И теперь понятно, откуда у всей этой публики такая давняя приязнь к Германии. Дело не только в любви к немецкому языку. Дело не только в экспортных потоках Газпрома. Не в философских бреднях германофила Ильина. Быть может, дело в том, что в Мюнхене в годы холодной войны базировалось все коллаборационистское подполье, принятое американцами из рук фашистов? Быть может, дело в том, что создателем немецкой спецслужбы БНД был Райнхард Гелен — куратор всей антисоветской агентуры Вермахта?
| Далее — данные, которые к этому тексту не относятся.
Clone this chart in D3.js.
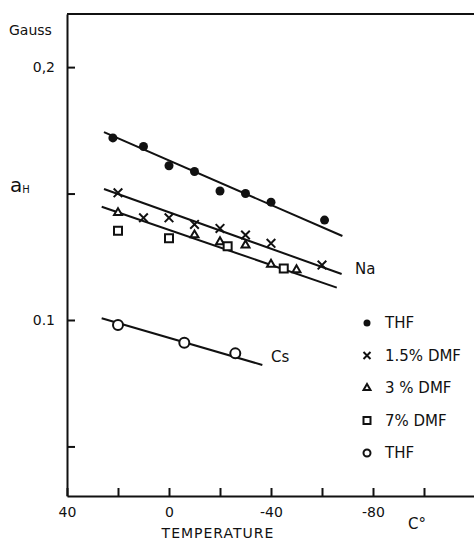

Быть может, дело в том, что на территории ГДР вербовкой агентуры занимались не только Штази и не только первое главное управление ПГУ СССР?
Не потому ли в наших школьных учебниках теперь литературный власовец Солженицын — любимый писатель НТС — народно-трудового союза русских солидаристов? Не потому ли выстроен Ельцин-центр? Не потому ли стены солженицынского плача возводятся там, где оптимизируются больничные койки? Не потому ли мы так преданно заглядываем в глаза заокеанским партнерам, в основном из Республиканской партии — ведь именно они связаны с разведкой и ВПК, именно они разделяют многие красновские взгляды на жизнь?
Не попросят ли завтра эти самые партнеры о помощи в борьбе с китайской коммунистической заразой? Не эта ли трансатлантическая дружба, замешанная на вере в бога и консерватиных ценностях, заставляет спешить — быстрее избавляться от пережитков советской эпохи?
О, как они боятся Ленина — старика с атомной бомбой. Но посмотрите — Ленин догнал их. Они попытались завалить его годовщину его дешевым тряпьем конституционных поправок, но что получилось? Теперь они имеют дело с небывалым за десятилетия кризисом капитализма — оказывается, старик был прав. Теперь над ними нависает такая волна, что, даже вскарабкавшись на Мавзолей, они не смогут выйти из этой воды сухими.
Пусть им теперь помогут Краснов, Маннергейм, Колчак, Шкуро и Деникин. Это их настоящий Бессмертный полк. Вот их настоящий бессмертный полк. Но в этом полку отныне и навсегда они пойдут одни. Под аккомпанемент оглушительной тишины нашего презрения.